WHAT YOU SHOULD DO: Retype only what runs from the beginning of the data through the line with "ax.plot(solid_x, [fit_at(v) for"; please omit the pictures and keep every line exact.

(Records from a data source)
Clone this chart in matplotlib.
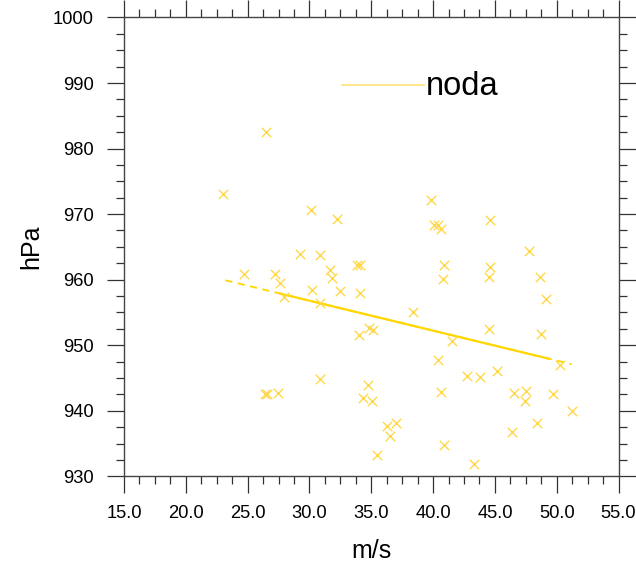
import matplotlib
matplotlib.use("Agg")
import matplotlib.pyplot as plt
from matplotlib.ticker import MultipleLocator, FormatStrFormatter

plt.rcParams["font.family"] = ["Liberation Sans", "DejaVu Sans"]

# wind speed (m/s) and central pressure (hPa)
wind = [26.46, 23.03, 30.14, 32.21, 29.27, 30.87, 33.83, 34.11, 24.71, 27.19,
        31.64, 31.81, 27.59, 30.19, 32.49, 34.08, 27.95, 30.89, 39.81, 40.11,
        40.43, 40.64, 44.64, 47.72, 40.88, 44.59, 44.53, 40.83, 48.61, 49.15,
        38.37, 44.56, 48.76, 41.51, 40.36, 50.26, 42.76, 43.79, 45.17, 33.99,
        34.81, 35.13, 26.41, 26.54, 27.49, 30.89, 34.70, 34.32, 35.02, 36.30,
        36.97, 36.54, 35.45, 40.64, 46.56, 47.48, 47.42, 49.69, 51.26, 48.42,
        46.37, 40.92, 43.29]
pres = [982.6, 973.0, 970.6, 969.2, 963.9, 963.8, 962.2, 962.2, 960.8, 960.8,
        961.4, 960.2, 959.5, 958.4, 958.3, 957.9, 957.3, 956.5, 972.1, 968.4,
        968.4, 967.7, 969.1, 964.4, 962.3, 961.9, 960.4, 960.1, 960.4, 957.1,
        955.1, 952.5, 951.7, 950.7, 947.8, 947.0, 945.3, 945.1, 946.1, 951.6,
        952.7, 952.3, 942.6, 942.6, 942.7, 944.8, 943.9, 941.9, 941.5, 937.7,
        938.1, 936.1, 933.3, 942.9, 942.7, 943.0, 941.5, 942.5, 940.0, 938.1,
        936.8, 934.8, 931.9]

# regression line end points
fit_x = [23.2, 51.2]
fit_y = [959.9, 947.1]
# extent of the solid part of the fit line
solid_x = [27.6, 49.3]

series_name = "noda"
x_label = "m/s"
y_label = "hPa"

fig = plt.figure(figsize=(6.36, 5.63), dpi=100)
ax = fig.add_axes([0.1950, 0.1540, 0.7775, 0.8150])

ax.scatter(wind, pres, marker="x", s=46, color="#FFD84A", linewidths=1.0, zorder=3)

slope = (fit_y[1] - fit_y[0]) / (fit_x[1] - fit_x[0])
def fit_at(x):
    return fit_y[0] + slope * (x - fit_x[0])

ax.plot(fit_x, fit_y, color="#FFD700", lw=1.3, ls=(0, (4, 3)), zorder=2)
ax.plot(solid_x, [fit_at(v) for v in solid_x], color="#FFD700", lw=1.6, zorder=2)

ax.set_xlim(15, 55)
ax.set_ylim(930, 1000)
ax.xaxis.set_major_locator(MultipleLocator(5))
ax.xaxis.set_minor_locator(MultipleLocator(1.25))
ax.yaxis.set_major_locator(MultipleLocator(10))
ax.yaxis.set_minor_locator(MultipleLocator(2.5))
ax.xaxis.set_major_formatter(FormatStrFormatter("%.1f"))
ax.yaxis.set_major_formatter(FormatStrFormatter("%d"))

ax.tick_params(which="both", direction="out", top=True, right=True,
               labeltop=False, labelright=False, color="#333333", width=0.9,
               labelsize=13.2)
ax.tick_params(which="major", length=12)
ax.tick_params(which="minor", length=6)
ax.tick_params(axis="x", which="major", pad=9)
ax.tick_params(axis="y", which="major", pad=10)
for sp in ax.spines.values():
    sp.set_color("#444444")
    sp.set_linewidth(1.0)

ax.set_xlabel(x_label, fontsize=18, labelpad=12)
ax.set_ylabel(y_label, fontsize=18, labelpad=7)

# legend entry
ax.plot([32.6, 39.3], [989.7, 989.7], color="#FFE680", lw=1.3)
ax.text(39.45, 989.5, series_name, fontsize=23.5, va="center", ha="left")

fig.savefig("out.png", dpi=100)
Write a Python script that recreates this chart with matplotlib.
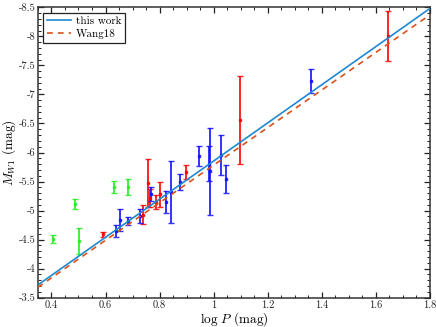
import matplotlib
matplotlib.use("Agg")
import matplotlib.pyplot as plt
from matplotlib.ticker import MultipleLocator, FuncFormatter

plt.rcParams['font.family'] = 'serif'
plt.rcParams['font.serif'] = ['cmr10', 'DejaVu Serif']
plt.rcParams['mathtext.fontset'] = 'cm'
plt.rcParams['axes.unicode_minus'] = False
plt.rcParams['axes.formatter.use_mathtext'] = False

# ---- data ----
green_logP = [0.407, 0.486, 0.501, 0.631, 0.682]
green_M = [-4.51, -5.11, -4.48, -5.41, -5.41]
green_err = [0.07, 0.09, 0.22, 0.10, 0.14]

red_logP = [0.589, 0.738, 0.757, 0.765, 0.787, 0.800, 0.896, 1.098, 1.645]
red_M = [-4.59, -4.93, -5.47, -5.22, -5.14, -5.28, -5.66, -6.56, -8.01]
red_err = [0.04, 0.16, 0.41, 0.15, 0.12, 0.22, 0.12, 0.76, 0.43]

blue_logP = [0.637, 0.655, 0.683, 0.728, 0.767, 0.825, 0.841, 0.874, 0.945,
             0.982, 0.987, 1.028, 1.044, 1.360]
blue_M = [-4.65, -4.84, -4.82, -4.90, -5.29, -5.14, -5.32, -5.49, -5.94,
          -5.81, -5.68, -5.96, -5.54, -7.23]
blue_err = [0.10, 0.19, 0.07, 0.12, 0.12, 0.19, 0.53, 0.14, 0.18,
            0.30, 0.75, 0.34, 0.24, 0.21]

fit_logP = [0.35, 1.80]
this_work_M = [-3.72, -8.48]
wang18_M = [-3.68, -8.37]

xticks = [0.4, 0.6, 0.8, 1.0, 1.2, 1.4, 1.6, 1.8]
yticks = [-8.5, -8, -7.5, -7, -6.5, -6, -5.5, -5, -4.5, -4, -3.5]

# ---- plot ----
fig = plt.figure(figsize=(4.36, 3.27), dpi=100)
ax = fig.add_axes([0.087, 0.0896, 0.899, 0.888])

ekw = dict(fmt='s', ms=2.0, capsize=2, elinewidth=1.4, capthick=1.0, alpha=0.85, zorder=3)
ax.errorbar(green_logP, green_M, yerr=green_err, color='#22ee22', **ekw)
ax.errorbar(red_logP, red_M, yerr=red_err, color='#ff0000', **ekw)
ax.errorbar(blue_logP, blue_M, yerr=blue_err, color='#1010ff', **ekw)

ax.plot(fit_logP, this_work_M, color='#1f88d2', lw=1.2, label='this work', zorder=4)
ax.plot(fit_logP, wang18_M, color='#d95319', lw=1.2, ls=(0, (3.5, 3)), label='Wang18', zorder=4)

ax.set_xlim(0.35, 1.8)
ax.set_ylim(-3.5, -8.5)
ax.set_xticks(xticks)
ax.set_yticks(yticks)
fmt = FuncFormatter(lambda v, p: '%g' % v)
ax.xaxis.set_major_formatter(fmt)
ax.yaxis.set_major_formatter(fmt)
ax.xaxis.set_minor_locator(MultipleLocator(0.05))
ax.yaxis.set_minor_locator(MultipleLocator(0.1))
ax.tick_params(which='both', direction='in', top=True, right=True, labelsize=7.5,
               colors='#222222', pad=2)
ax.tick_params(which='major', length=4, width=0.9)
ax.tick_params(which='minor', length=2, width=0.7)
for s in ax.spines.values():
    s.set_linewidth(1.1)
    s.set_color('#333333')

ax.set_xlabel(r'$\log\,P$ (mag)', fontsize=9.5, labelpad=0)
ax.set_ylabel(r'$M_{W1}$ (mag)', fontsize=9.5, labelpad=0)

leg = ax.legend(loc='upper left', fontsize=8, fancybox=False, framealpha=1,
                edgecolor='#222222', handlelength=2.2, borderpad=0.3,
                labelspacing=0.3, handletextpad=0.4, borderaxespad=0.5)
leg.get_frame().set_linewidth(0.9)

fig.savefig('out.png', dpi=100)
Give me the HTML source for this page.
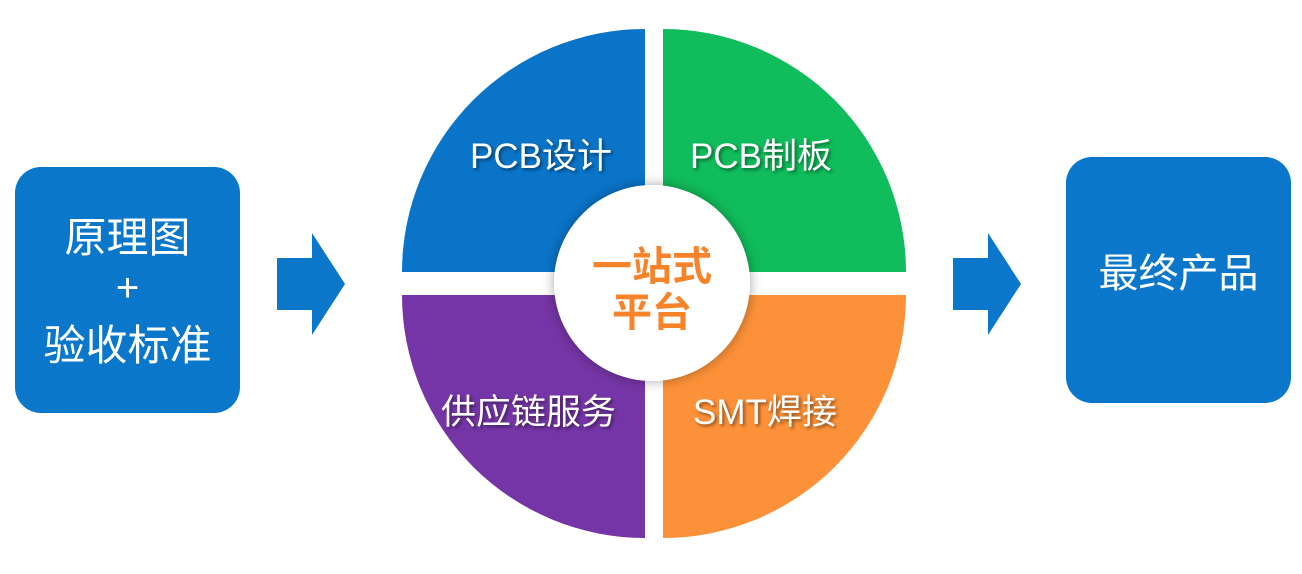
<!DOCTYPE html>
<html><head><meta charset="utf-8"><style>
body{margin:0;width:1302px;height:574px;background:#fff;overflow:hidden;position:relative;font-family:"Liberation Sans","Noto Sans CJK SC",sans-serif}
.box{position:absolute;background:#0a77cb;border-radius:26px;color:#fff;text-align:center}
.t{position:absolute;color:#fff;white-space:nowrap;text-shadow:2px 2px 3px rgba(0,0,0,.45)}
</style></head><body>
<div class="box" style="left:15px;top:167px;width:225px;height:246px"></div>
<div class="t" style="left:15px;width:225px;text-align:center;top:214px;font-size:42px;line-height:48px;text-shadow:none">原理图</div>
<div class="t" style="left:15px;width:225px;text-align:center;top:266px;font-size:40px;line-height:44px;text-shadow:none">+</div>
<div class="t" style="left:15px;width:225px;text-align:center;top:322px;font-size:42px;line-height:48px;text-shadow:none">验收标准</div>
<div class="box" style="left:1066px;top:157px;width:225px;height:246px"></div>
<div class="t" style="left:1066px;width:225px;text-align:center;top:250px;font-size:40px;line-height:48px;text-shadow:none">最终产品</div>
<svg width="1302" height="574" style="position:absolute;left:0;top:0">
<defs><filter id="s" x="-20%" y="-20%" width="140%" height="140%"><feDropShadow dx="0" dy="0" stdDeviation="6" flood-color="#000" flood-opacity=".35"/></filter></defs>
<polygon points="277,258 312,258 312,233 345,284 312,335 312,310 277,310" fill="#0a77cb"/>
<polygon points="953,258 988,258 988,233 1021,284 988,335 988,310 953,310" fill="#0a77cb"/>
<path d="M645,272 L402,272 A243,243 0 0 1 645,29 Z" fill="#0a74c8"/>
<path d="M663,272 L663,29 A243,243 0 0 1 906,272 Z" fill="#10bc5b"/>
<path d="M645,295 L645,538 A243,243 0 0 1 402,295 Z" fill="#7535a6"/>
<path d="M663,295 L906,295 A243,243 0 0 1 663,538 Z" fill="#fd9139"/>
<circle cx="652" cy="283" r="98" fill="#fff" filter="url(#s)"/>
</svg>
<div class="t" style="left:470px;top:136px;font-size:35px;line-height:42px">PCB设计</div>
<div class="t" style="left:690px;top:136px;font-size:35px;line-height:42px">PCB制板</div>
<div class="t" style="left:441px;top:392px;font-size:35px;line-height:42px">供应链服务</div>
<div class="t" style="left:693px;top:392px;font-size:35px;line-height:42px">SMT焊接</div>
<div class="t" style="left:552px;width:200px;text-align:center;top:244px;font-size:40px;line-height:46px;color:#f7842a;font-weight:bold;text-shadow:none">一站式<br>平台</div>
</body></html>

RESPONSE TO THIS TASK:
Clone this chart in matplotlib.
import matplotlib
matplotlib.use("Agg")
import matplotlib.pyplot as plt
from matplotlib.ticker import MultipleLocator, FormatStrFormatter

plt.rcParams["font.family"] = ["Liberation Sans", "DejaVu Sans"]

# wind speed (m/s) and central pressure (hPa)
wind = [26.46, 23.03, 30.14, 32.21, 29.27, 30.87, 33.83, 34.11, 24.71, 27.19,
        31.64, 31.81, 27.59, 30.19, 32.49, 34.08, 27.95, 30.89, 39.81, 40.11,
        40.43, 40.64, 44.64, 47.72, 40.88, 44.59, 44.53, 40.83, 48.61, 49.15,
        38.37, 44.56, 48.76, 41.51, 40.36, 50.26, 42.76, 43.79, 45.17, 33.99,
        34.81, 35.13, 26.41, 26.54, 27.49, 30.89, 34.70, 34.32, 35.02, 36.30,
        36.97, 36.54, 35.45, 40.64, 46.56, 47.48, 47.42, 49.69, 51.26, 48.42,
        46.37, 40.92, 43.29]
pres = [982.6, 973.0, 970.6, 969.2, 963.9, 963.8, 962.2, 962.2, 960.8, 960.8,
        961.4, 960.2, 959.5, 958.4, 958.3, 957.9, 957.3, 956.5, 972.1, 968.4,
        968.4, 967.7, 969.1, 964.4, 962.3, 961.9, 960.4, 960.1, 960.4, 957.1,
        955.1, 952.5, 951.7, 950.7, 947.8, 947.0, 945.3, 945.1, 946.1, 951.6,
        952.7, 952.3, 942.6, 942.6, 942.7, 944.8, 943.9, 941.9, 941.5, 937.7,
        938.1, 936.1, 933.3, 942.9, 942.7, 943.0, 941.5, 942.5, 940.0, 938.1,
        936.8, 934.8, 931.9]

# regression line end points
fit_x = [23.2, 51.2]
fit_y = [959.9, 947.1]
# extent of the solid part of the fit line
solid_x = [27.6, 49.3]

series_name = "noda"
x_label = "m/s"
y_label = "hPa"

fig = plt.figure(figsize=(6.36, 5.63), dpi=100)
ax = fig.add_axes([0.1950, 0.1540, 0.7775, 0.8150])

ax.scatter(wind, pres, marker="x", s=46, color="#FFD84A", linewidths=1.0, zorder=3)

slope = (fit_y[1] - fit_y[0]) / (fit_x[1] - fit_x[0])
def fit_at(x):
    return fit_y[0] + slope * (x - fit_x[0])

ax.plot(fit_x, fit_y, color="#FFD700", lw=1.3, ls=(0, (4, 3)), zorder=2)
ax.plot(solid_x, [fit_at(v) for v in solid_x], color="#FFD700", lw=1.6, zorder=2)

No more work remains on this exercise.